What disclosures are there? Look for risk information, rehypothecation terms, conflict of interest statements, and jurisdictional terms.
It is crucial to recognize that a “compliant structure” is not the same as a “risk-free product.”
Nexo's return could signal a broader shift in the US crypto lending world. The shift can be divided into three phases:
1. Phase 1 (Pre-2023): Direct-to-consumer models with minimal registration.
2. Phase 2 (2023-2025): Enforcement of regulations, withdrawals and reorganizations.
3. Phase 3 (2026 onwards): Partner-led models using accredited intermediaries and segregated functions.
Should this new framework prove viable, international crypto companies may also be poised to re-enter the US market through similar compliant layers.

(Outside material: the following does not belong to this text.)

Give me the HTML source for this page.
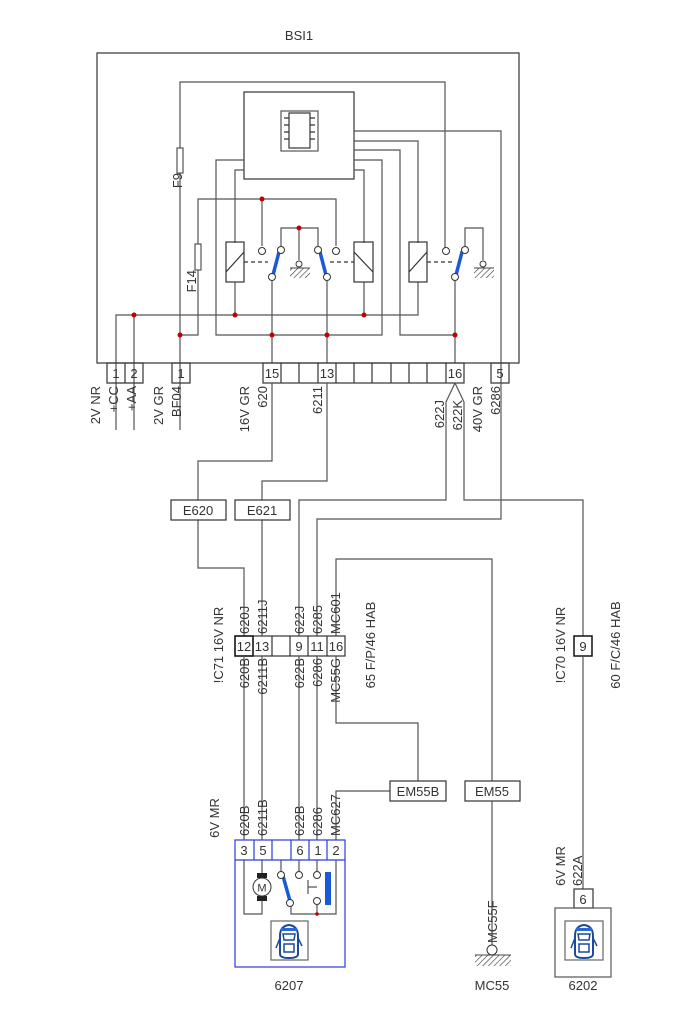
<!DOCTYPE html>
<html><head><meta charset="utf-8"><style>
html,body{margin:0;padding:0;background:#fff}
svg{display:block}
text{font-family:"Liberation Sans",sans-serif;font-size:13px;fill:#333}
</style></head><body>
<svg width="700" height="1020" viewBox="0 0 700 1020" xmlns="http://www.w3.org/2000/svg">
<defs>
<pattern id="h" width="4" height="4" patternUnits="userSpaceOnUse" patternTransform="rotate(45)">
<line x1="0" y1="0" x2="0" y2="4" stroke="#333" stroke-width="1.2"/></pattern>
<g id="car">
<path d="M-9,14 L-9,-4 Q-9,-14 0,-15 Q9,-14 9,-4 L9,14 Q9,18 0,18 Q-9,18 -9,14 Z" fill="#fff" stroke="#1a4a9a" stroke-width="2"/>
<path d="M-6,-6 L6,-6 L5,0 L-5,0 Z M-5,4 L5,4 L5,12 L-5,12 Z" fill="none" stroke="#1a4a9a" stroke-width="1.5"/>
<path d="M-9,-2 L-13,8 M9,-2 L13,6" stroke="#1a4a9a" stroke-width="1.5"/>
<rect x="-8" y="-12" width="16" height="3" fill="#2a6ad0"/>
</g>
</defs>
<g fill="none" stroke="#555" stroke-width="1.2">
<rect x="97" y="53" width="422" height="310" stroke="#333"/>
<rect x="244" y="92" width="110" height="87" stroke="#333"/>
<rect x="281" y="111" width="37" height="40" stroke="#555"/>
<rect x="289" y="113" width="21" height="35" stroke="#333"/>
<path d="M284,118h5M284,125h5M284,132h5M284,139h5M310,118h5M310,125h5M310,132h5M310,139h5" stroke="#333"/>
<path d="M180,430V82H445V250"/>
<rect x="177" y="148" width="6" height="25" fill="#fff"/>
<path d="M354,131H501V383"/>
<path d="M354,141H418V243M418,282V315H116V430M134,315V430"/>
<path d="M354,150H400V335H455"/>
<path d="M244,160H216V335H382V160H354"/>
<path d="M244,170H235V243M235,282V315"/>
<path d="M354,170H364V243M364,282V315"/>
<path d="M180,335H198V199H336V246M262,199V246"/>
<rect x="195" y="244" width="6" height="26" fill="#fff"/>
<rect x="226" y="242" width="18" height="40" stroke="#333"/><path d="M226,272L244,252" stroke="#333"/>
<rect x="354" y="242" width="19" height="40" stroke="#333"/><path d="M354,252L373,272" stroke="#333"/>
<rect x="409" y="242" width="18" height="40" stroke="#333"/><path d="M409,272L427,252" stroke="#333"/>
<path d="M244,262H268M330,262H354M427,262H452" stroke-dasharray="4,3" stroke="#333"/>
<path d="M281,246V228H318V246M299,228V260"/>
<path d="M272,281V363M327,281V363M455,281V363"/>
<path d="M465,246V228H483V260"/>
<path d="M107,363h18v20h-18zM125,363h18v20h-18zM172,363h18v20h-18zM491,363h18v20h-18z" stroke="#333"/>
<rect x="263" y="363" width="201" height="20" stroke="#333"/>
<path d="M281,363v20M299,363v20M318,363v20M336,363v20M354,363v20M372,363v20M391,363v20M409,363v20M427,363v20M446,363v20" stroke="#333"/>
<path d="M272,383V461H198V568H244V636"/>
<path d="M327,383V481H262V636"/>
<path d="M455,383L446,402V500H299V636M455,383L464,402V500H583V636"/>
<path d="M501,383V519H317V636"/>
<path d="M336,636V559H492V781"/>
<rect x="171" y="500" width="55" height="20" fill="#fff" stroke="#333"/>
<rect x="235" y="500" width="55" height="20" fill="#fff" stroke="#333"/>
<rect x="235" y="636" width="110" height="20" stroke="#333"/>
<path d="M253,636v20M272,636v20M290,636v20M308,636v20M327,636v20" stroke="#333"/>
<rect x="235" y="636" width="18" height="20" stroke="#111" stroke-width="1.5"/>
<path d="M244,656V840M262,656V840M299,656V840M317,656V840"/>
<path d="M336,656V723H418V781"/>
<path d="M336,840V791H390"/>
<rect x="390" y="781" width="56" height="20" stroke="#333"/>
<rect x="465" y="781" width="55" height="20" stroke="#333"/>
<path d="M492,801V945"/>
<rect x="574" y="636" width="18" height="20" stroke="#111" stroke-width="1.5"/>
<path d="M583,656V889"/>
<path d="M244,860V914H262V860M281,860V871M299,860V871M317,860V871M336,860V914H291V906M317,914V905"/>
<path d="M308,887H317M308,880V894"/>
<rect x="271" y="921" width="37" height="39" stroke="#666"/>
<rect x="574" y="889" width="19" height="19" stroke="#333"/>
<rect x="555" y="908" width="56" height="69" stroke="#555"/>
<rect x="565" y="921" width="38" height="39" stroke="#666"/>
</g>
<g fill="none" stroke="#2a3ae0" stroke-width="1.2">
<rect x="235" y="840" width="110" height="127"/>
<path d="M235,860H345M254,840v20M272,840v20M291,840v20M309,840v20M327,840v20"/>
</g>
<rect x="290" y="268" width="20" height="10" fill="url(#h)"/><path d="M290,268H310" stroke="#444"/>
<rect x="474" y="268" width="20" height="10" fill="url(#h)"/><path d="M474,268H494" stroke="#444"/>
<rect x="475" y="955" width="36" height="11" fill="url(#h)"/><path d="M475,955H511" stroke="#444"/>
<g stroke="#1a5ad8" stroke-width="3.5" stroke-linecap="round">
<path d="M273,275L279,252M326,275L320,252M456,275L462,252M283,876L290,901"/>
</g>
<rect x="325" y="872" width="6" height="33" fill="#1a5ad8"/>
<rect x="257" y="873" width="10" height="5" fill="#222"/><rect x="257" y="896" width="10" height="5" fill="#222"/>
<circle cx="262" cy="887" r="9" fill="#fff" stroke="#333"/>
<text x="262" y="891.5" text-anchor="middle" style="font-size:11px">M</text>
<g fill="#fff" stroke="#333" stroke-width="1">
<circle cx="262" cy="251" r="3.5"/><circle cx="281" cy="250" r="3.5"/><circle cx="272" cy="277" r="3.5"/>
<circle cx="299" cy="264" r="3"/><circle cx="318" cy="250" r="3.5"/><circle cx="327" cy="277" r="3.5"/>
<circle cx="336" cy="251" r="3.5"/><circle cx="446" cy="251" r="3.5"/><circle cx="455" cy="277" r="3.5"/>
<circle cx="465" cy="250" r="3.5"/><circle cx="483" cy="264" r="3"/>
<circle cx="281" cy="875" r="3.5"/><circle cx="290" cy="903" r="3.5"/><circle cx="299" cy="875" r="3.5"/>
<circle cx="317" cy="875" r="3.5"/><circle cx="317" cy="901" r="3.5"/>
<circle cx="492" cy="950" r="5"/>
</g>
<g fill="#c00000">
<circle cx="262" cy="199" r="2.5"/><circle cx="299" cy="228" r="2.5"/>
<circle cx="134" cy="315" r="2.5"/><circle cx="235" cy="315" r="2.5"/><circle cx="364" cy="315" r="2.5"/>
<circle cx="180" cy="335" r="2.5"/><circle cx="272" cy="335" r="2.5"/><circle cx="327" cy="335" r="2.5"/><circle cx="455" cy="335" r="2.5"/>
<circle cx="317" cy="914" r="1.8"/>
</g>
<use href="#car" x="289" y="940"/>
<use href="#car" x="584" y="940"/>
<text x="299" y="40" text-anchor="middle">BSI1</text>
<g text-anchor="middle">
<text x="116" y="378">1</text><text x="134" y="378">2</text><text x="181" y="378">1</text>
<text x="272" y="378">15</text><text x="327" y="378">13</text><text x="455" y="378">16</text><text x="500" y="378">5</text>
<text x="198" y="515">E620</text><text x="262" y="515">E621</text>
<text x="244" y="651">12</text><text x="262" y="651">13</text><text x="299" y="651">9</text><text x="317" y="651">11</text><text x="336" y="651">16</text>
<text x="583" y="651">9</text>
<text x="418" y="796">EM55B</text><text x="492" y="796">EM55</text>
<text x="244" y="855">3</text><text x="263" y="855">5</text><text x="300" y="855">6</text><text x="318" y="855">1</text><text x="336" y="855">2</text>
<text x="583" y="904">6</text>
<text x="289" y="990">6207</text><text x="492" y="990">MC55</text><text x="583" y="990">6202</text>
</g>
<g text-anchor="end">
<text transform="translate(182,173) rotate(-90)">F9</text>
<text transform="translate(196,270) rotate(-90)">F14</text>
<text transform="translate(100,386) rotate(-90)">2V NR</text>
<text transform="translate(118,386) rotate(-90)">+CC</text>
<text transform="translate(136,386) rotate(-90)">+AA</text>
<text transform="translate(163,386) rotate(-90)">2V GR</text>
<text transform="translate(181,386) rotate(-90)">BF04</text>
<text transform="translate(249,386) rotate(-90)">16V GR</text>
<text transform="translate(267,386) rotate(-90)">620</text>
<text transform="translate(322,386) rotate(-90)">6211</text>
<text transform="translate(444,400) rotate(-90)">622J</text>
<text transform="translate(462,400) rotate(-90)">622K</text>
<text transform="translate(482,386) rotate(-90)">40V GR</text>
<text transform="translate(500,386) rotate(-90)">6286</text>
</g>
<g text-anchor="start">
<text transform="translate(249,634) rotate(-90)">620J</text>
<text transform="translate(267,634) rotate(-90)">6211J</text>
<text transform="translate(304,634) rotate(-90)">622J</text>
<text transform="translate(322,634) rotate(-90)">6285</text>
<text transform="translate(340,634) rotate(-90)">MC601</text>
<text transform="translate(249,836) rotate(-90)">620B</text>
<text transform="translate(267,836) rotate(-90)">6211B</text>
<text transform="translate(304,836) rotate(-90)">622B</text>
<text transform="translate(322,836) rotate(-90)">6286</text>
<text transform="translate(340,836) rotate(-90)">MC627</text>
<text transform="translate(582,886) rotate(-90)">622A</text>
<text transform="translate(497,943) rotate(-90)">MC55F</text>
</g>
<g text-anchor="end">
<text transform="translate(249,658) rotate(-90)">620B</text>
<text transform="translate(267,658) rotate(-90)">6211B</text>
<text transform="translate(304,658) rotate(-90)">622B</text>
<text transform="translate(322,658) rotate(-90)">6286</text>
<text transform="translate(340,658) rotate(-90)">MC55G</text>
</g>
<g text-anchor="middle">
<text transform="translate(223,645) rotate(-90)">!C71  16V NR</text>
<text transform="translate(375,645) rotate(-90)">65 F/P/46 HAB</text>
<text transform="translate(565,645) rotate(-90)">!C70  16V NR</text>
<text transform="translate(620,645) rotate(-90)">60 F/C/46 HAB</text>
<text transform="translate(219,818) rotate(-90)">6V MR</text>
<text transform="translate(565,866) rotate(-90)">6V MR</text>
</g>
</svg>
</body></html>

The key lesson from Nexo's return revolves around structure. The fundamental economic principles of generating returns on digital assets or lending against crypto remain, but there is an evolutionary development in the regulatory framework.
Rather than pushing the boundaries of securities laws, the revamped model integrates into an approved infrastructure framework. Whether this new model meets regulators' long-term requirements will depend on the quality of disclosures, risk management, transparency of revenue sources, and continued coordination between federal and state agencies. For now, Nexo's re-entry reflects a more cautious crypto landscape that recognizes that in the US, structure is crucial for survival.
Why did Nexo leave the US market?
Nexo exited the US market in 2023 amid SEC allegations that its Earn Interest Product offered unregistered securities, leading to a $45 million settlement.
What's different about Nexo's products in 2026?
In 2026, Nexo operates through licensed partners in the US and has adjusted its product structure to comply with regulations, eliminating direct delivery of yield products.
Why is the collaboration with Bakkt important?
The partnership with Bakkt is essential because it allows Nexo to integrate its US operations within a regulated infrastructure framework, helping to meet regulatory requirements and mitigate risks.